Written request
Retype the material that follows, keeping every word as it is.

Data extract
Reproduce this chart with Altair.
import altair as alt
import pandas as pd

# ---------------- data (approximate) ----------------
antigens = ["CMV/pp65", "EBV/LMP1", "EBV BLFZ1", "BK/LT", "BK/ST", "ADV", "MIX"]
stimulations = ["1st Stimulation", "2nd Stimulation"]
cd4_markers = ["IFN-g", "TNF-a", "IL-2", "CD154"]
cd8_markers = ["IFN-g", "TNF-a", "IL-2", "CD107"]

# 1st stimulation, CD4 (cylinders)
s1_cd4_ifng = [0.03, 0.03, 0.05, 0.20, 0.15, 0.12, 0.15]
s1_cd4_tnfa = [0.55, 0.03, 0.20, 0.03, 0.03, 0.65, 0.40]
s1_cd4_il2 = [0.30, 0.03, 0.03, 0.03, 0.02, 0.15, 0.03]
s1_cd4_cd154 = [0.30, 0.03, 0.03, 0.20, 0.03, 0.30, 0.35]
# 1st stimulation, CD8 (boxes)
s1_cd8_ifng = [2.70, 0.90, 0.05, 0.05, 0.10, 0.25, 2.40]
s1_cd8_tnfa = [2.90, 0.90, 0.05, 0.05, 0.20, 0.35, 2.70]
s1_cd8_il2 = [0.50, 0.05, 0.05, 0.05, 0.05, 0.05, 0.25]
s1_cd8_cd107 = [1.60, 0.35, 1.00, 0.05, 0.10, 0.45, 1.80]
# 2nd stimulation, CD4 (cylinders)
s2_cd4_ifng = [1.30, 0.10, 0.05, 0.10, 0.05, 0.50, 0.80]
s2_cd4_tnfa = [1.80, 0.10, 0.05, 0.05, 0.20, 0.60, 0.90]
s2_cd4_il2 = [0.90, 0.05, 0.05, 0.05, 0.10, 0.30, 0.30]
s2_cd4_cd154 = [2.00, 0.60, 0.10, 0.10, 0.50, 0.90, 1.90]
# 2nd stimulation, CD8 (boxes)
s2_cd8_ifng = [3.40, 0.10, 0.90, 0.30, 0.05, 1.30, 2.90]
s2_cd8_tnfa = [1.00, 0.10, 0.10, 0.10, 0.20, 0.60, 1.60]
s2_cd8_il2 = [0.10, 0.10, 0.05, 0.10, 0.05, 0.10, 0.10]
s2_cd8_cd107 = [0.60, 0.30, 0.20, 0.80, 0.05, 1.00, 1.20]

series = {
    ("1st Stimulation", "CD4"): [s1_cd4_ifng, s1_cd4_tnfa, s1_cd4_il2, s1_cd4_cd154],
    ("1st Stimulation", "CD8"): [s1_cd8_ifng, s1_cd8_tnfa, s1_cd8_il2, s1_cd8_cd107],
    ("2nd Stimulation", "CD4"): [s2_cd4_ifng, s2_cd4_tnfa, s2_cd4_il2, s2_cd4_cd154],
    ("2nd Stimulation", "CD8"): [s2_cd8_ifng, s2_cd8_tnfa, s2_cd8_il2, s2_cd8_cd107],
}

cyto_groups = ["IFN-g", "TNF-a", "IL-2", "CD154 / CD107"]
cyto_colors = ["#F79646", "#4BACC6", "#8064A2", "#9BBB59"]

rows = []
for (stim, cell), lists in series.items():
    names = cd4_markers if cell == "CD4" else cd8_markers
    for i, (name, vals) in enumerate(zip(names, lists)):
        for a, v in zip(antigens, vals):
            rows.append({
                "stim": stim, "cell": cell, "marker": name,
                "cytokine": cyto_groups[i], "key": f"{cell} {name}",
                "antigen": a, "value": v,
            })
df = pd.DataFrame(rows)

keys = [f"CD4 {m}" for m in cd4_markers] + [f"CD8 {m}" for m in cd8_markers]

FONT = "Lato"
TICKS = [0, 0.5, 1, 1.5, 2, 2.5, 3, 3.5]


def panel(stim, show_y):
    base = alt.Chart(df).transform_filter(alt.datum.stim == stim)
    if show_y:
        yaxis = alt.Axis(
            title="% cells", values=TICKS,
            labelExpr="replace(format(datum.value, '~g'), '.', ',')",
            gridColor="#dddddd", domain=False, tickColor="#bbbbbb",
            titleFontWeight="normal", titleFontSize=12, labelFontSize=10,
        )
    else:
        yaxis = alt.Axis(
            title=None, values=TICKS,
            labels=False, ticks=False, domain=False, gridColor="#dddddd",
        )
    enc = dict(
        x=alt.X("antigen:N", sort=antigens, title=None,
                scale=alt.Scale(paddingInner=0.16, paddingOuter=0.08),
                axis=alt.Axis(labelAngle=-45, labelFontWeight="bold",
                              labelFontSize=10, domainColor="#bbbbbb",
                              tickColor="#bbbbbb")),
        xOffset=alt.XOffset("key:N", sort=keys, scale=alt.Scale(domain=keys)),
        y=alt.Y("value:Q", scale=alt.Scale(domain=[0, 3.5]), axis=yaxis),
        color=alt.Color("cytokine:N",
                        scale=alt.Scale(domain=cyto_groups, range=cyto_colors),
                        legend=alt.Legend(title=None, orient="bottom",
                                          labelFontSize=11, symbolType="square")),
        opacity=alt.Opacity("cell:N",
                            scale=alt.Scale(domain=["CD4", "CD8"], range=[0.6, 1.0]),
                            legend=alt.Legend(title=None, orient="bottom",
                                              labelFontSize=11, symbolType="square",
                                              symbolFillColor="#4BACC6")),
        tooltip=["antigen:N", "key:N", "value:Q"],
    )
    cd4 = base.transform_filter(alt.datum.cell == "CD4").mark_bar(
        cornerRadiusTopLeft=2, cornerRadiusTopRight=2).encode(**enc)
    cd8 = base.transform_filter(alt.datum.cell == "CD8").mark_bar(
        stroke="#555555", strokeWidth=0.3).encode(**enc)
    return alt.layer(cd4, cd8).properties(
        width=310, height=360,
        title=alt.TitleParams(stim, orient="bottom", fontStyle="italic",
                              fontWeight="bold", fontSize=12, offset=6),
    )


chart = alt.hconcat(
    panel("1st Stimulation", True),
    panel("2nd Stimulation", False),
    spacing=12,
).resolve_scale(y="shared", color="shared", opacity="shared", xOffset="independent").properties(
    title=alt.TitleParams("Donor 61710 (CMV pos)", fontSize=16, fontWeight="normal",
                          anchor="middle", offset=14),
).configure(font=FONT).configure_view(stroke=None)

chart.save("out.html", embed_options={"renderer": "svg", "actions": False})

Output of the task
Reproduce this chart with Altair.
import altair as alt
import pandas as pd

# ---------------- data (approximate) ----------------
antigens = ["CMV/pp65", "EBV/LMP1", "EBV BLFZ1", "BK/LT", "BK/ST", "ADV", "MIX"]
stimulations = ["1st Stimulation", "2nd Stimulation"]
cd4_markers = ["IFN-g", "TNF-a", "IL-2", "CD154"]
cd8_markers = ["IFN-g", "TNF-a", "IL-2", "CD107"]

# 1st stimulation, CD4 (cylinders)
s1_cd4_ifng = [0.03, 0.03, 0.05, 0.20, 0.15, 0.12, 0.15]
s1_cd4_tnfa = [0.55, 0.03, 0.20, 0.03, 0.03, 0.65, 0.40]
s1_cd4_il2 = [0.30, 0.03, 0.03, 0.03, 0.02, 0.15, 0.03]
s1_cd4_cd154 = [0.30, 0.03, 0.03, 0.20, 0.03, 0.30, 0.35]
# 1st stimulation, CD8 (boxes)
s1_cd8_ifng = [2.70, 0.90, 0.05, 0.05, 0.10, 0.25, 2.40]
s1_cd8_tnfa = [2.90, 0.90, 0.05, 0.05, 0.20, 0.35, 2.70]
s1_cd8_il2 = [0.50, 0.05, 0.05, 0.05, 0.05, 0.05, 0.25]
s1_cd8_cd107 = [1.60, 0.35, 1.00, 0.05, 0.10, 0.45, 1.80]
# 2nd stimulation, CD4 (cylinders)
s2_cd4_ifng = [1.30, 0.10, 0.05, 0.10, 0.05, 0.50, 0.80]
s2_cd4_tnfa = [1.80, 0.10, 0.05, 0.05, 0.20, 0.60, 0.90]
s2_cd4_il2 = [0.90, 0.05, 0.05, 0.05, 0.10, 0.30, 0.30]
s2_cd4_cd154 = [2.00, 0.60, 0.10, 0.10, 0.50, 0.90, 1.90]
# 2nd stimulation, CD8 (boxes)
s2_cd8_ifng = [3.40, 0.10, 0.90, 0.30, 0.05, 1.30, 2.90]
s2_cd8_tnfa = [1.00, 0.10, 0.10, 0.10, 0.20, 0.60, 1.60]
s2_cd8_il2 = [0.10, 0.10, 0.05, 0.10, 0.05, 0.10, 0.10]
s2_cd8_cd107 = [0.60, 0.30, 0.20, 0.80, 0.05, 1.00, 1.20]

series = {
    ("1st Stimulation", "CD4"): [s1_cd4_ifng, s1_cd4_tnfa, s1_cd4_il2, s1_cd4_cd154],
    ("1st Stimulation", "CD8"): [s1_cd8_ifng, s1_cd8_tnfa, s1_cd8_il2, s1_cd8_cd107],
    ("2nd Stimulation", "CD4"): [s2_cd4_ifng, s2_cd4_tnfa, s2_cd4_il2, s2_cd4_cd154],
    ("2nd Stimulation", "CD8"): [s2_cd8_ifng, s2_cd8_tnfa, s2_cd8_il2, s2_cd8_cd107],
}

cyto_groups = ["IFN-g", "TNF-a", "IL-2", "CD154 / CD107"]
cyto_colors = ["#F79646", "#4BACC6", "#8064A2", "#9BBB59"]

rows = []
for (stim, cell), lists in series.items():
    names = cd4_markers if cell == "CD4" else cd8_markers
    for i, (name, vals) in enumerate(zip(names, lists)):
        for a, v in zip(antigens, vals):
            rows.append({
                "stim": stim, "cell": cell, "marker": name,
                "cytokine": cyto_groups[i], "key": f"{cell} {name}",
                "antigen": a, "value": v,
            })
df = pd.DataFrame(rows)

keys = [f"CD4 {m}" for m in cd4_markers] + [f"CD8 {m}" for m in cd8_markers]

FONT = "Lato"
TICKS = [0, 0.5, 1, 1.5, 2, 2.5, 3, 3.5]


def panel(stim, show_y):
    base = alt.Chart(df).transform_filter(alt.datum.stim == stim)
    if show_y:
        yaxis = alt.Axis(
            title="% cells", values=TICKS,
            labelExpr="replace(format(datum.value, '~g'), '.', ',')",
            gridColor="#dddddd", domain=False, tickColor="#bbbbbb",
            titleFontWeight="normal", titleFontSize=12, labelFontSize=10,
        )
    else:
        yaxis = alt.Axis(
            title=None, values=TICKS,
            labels=False, ticks=False, domain=False, gridColor="#dddddd",
        )
    enc = dict(
        x=alt.X("antigen:N", sort=antigens, title=None,
                scale=alt.Scale(paddingInner=0.16, paddingOuter=0.08),
                axis=alt.Axis(labelAngle=-45, labelFontWeight="bold",
                              labelFontSize=10, domainColor="#bbbbbb",
                              tickColor="#bbbbbb")),
        xOffset=alt.XOffset("key:N", sort=keys, scale=alt.Scale(domain=keys)),
        y=alt.Y("value:Q", scale=alt.Scale(domain=[0, 3.5]), axis=yaxis),
        color=alt.Color("cytokine:N",
                        scale=alt.Scale(domain=cyto_groups, range=cyto_colors),
                        legend=alt.Legend(title=None, orient="bottom",
                                          labelFontSize=11, symbolType="square")),
        opacity=alt.Opacity("cell:N",
                            scale=alt.Scale(domain=["CD4", "CD8"], range=[0.6, 1.0]),
                            legend=alt.Legend(title=None, orient="bottom",
                                              labelFontSize=11, symbolType="square",
                                              symbolFillColor="#4BACC6")),
        tooltip=["antigen:N", "key:N", "value:Q"],
    )
    cd4 = base.transform_filter(alt.datum.cell == "CD4").mark_bar(
        cornerRadiusTopLeft=2, cornerRadiusTopRight=2).encode(**enc)
    cd8 = base.transform_filter(alt.datum.cell == "CD8").mark_bar(
        stroke="#555555", strokeWidth=0.3).encode(**enc)
    return alt.layer(cd4, cd8).properties(
        width=310, height=360,
        title=alt.TitleParams(stim, orient="bottom", fontStyle="italic",
                              fontWeight="bold", fontSize=12, offset=6),
    )


chart = alt.hconcat(
    panel("1st Stimulation", True),
    panel("2nd Stimulation", False),
    spacing=12,
).resolve_scale(y="shared", color="shared", opacity="shared", xOffset="independent").properties(
    title=alt.TitleParams("Donor 61710 (CMV pos)", fontSize=16, fontWeight="normal",
                          anchor="middle", offset=14),
).configure(font=FONT).configure_view(stroke=None)

chart.save("out.html", embed_options={"renderer": "svg", "actions": False})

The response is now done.